Answer
The directional derivative at $P = \left( {\frac{{\sqrt 2 }}{2},\frac{{\sqrt 2 }}{2}} \right)$ in the direction of ${\bf{v}} = \left( {3, - 4} \right)$ is $ - \frac{{\sqrt 2 }}{5}{\rm{e}}$.
Work Step by Step
We are given $f\left( {x,y} \right) = {{\rm{e}}^{{x^2} + {y^2}}}$ and ${\bf{v}} = \left( {3, - 4} \right)$.

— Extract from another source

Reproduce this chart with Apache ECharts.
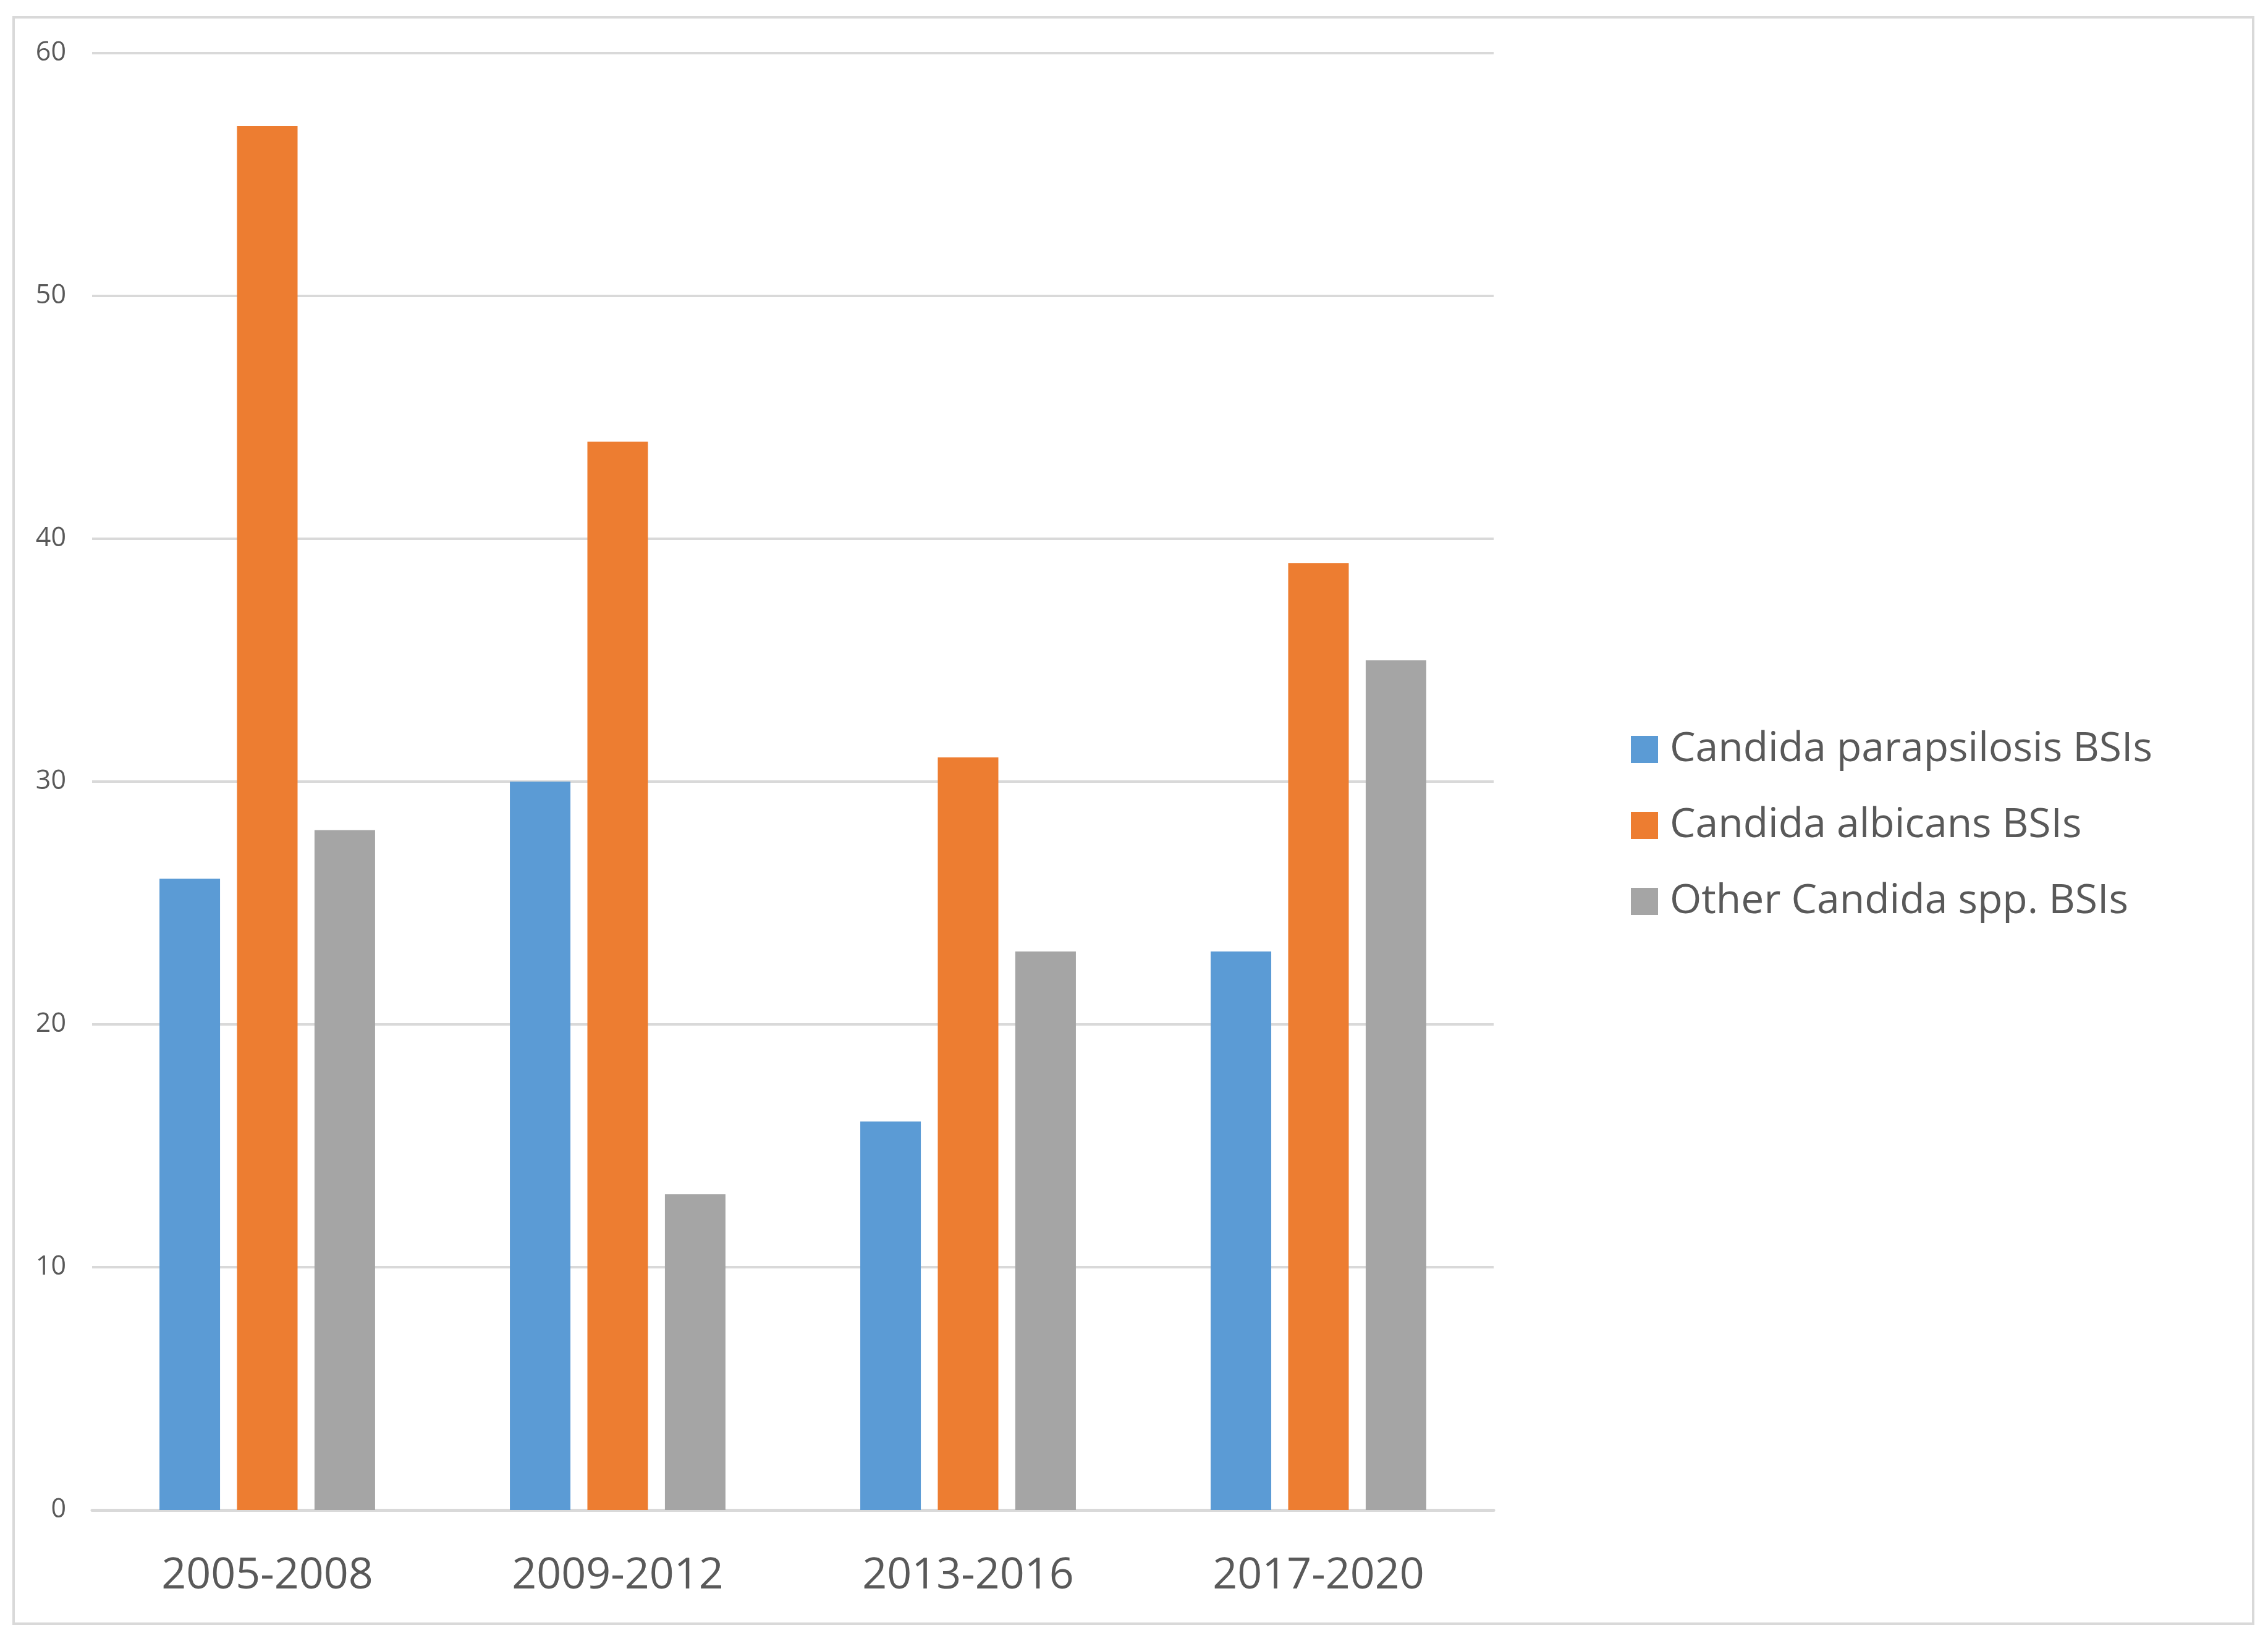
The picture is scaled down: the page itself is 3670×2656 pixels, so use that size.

First, we normalize the direction vector:
${\bf{u}} = \frac{{\bf{v}}}{{||{\bf{v}}||}} = \frac{{\left( {3, - 4} \right)}}{{\sqrt {\left( {3, - 4} \right)\cdot\left( {3, - 4} \right)} }} = \left( {\frac{3}{5}, - \frac{4}{5}} \right)$
Next, we compute the gradient at $P = \left( {\frac{{\sqrt 2 }}{2},\frac{{\sqrt 2 }}{2}} \right)$:
$\nabla f = \left( {2x{{\rm{e}}^{{x^2} + {y^2}}},2y{{\rm{e}}^{{x^2} + {y^2}}}} \right)$, ${\ \ \ \ }$ $\nabla {f_P} = \left( {\sqrt 2 {\rm{e}},\sqrt 2 {\rm{e}}} \right)$
Using Theorem 3 of Section 15.5, we obtain the directional derivative in the direction of ${\bf{v}} = \left( {3, - 4} \right)$ at $P = \left( {\frac{{\sqrt 2 }}{2},\frac{{\sqrt 2 }}{2}} \right)$:
${D_{\bf{u}}}f\left( P \right) = \nabla {f_P}\cdot{\bf{u}}$
${D_{\bf{u}}}f\left( P \right) = \left( {\sqrt 2 {\rm{e}},\sqrt 2 {\rm{e}}} \right)\cdot\left( {\frac{3}{5}, - \frac{4}{5}} \right) = - \frac{{\sqrt 2 }}{5}{\rm{e}}$
So, the directional derivative at $P = \left( {\frac{{\sqrt 2 }}{2},\frac{{\sqrt 2 }}{2}} \right)$ in the direction of ${\bf{v}} = \left( {3, - 4} \right)$ is $ - \frac{{\sqrt 2 }}{5}{\rm{e}}$.